Das „Streitgespräch“ beider Ökonomen entzündete sich vor allem an der Frage, in welchem Umfang die Umsetzung von Workfare eine Inkaufnahme von Verdrängungseffekten durch das Angebot gemeinnütziger Tätigkeiten erfordere. Während Peter Bofinger hierin die „zentrale Schwäche“ des Workfare-Ansatzes sah, verwies Hilmar Schneider darauf, dass allein durch das veränderte Arbeitsangebot eine stärkere Nachfrage seitens der Unternehmen erzeugt werden würde und überdies beispielsweise über professionelle Dienstleistungsagenturen Verdrängungseffekte auf ein Minimum reduziert werden könnten.

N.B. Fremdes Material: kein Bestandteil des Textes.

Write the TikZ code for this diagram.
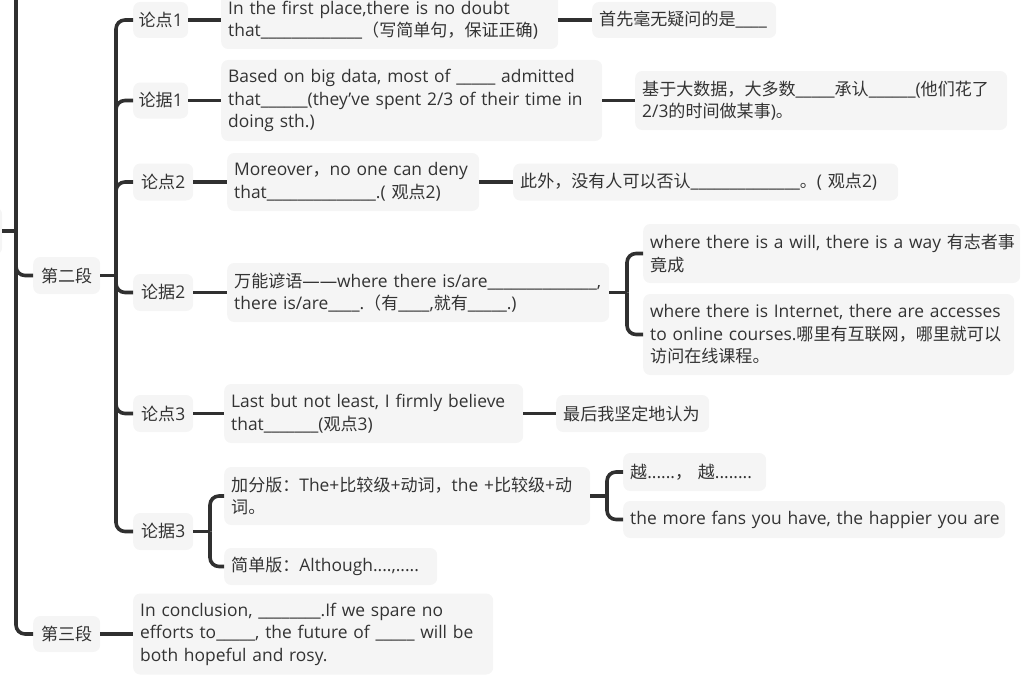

Zugleich beende das Gegenleistungsprinzip von Workfare die massive Verdrängung regulärer Arbeit durch die Schattenwirtschaft. Beide Experten waren sich einig in der kritischen Bewertung der „Minijobs“. Hier sprach sich insbesondere Peter Bofinger für die umgehende Abschaffung zugunsten einer Förderung regulärer Erwerbsarbeit aus.

Obwohl sich also beide Wissenschaftler demselben Ziel verpflichtet sehen, staatliche Leistungen stärker an erbrachte Arbeit zu koppeln und so zu Einsparungen beizutragen, herrscht weitgehend Uneinigkeit in Bezug auf den einzuschlagenden Weg. Auch die im Anschluß vom Publikum gestellten Fragen konnten hier leider keine neuen Denkanstöße liefern.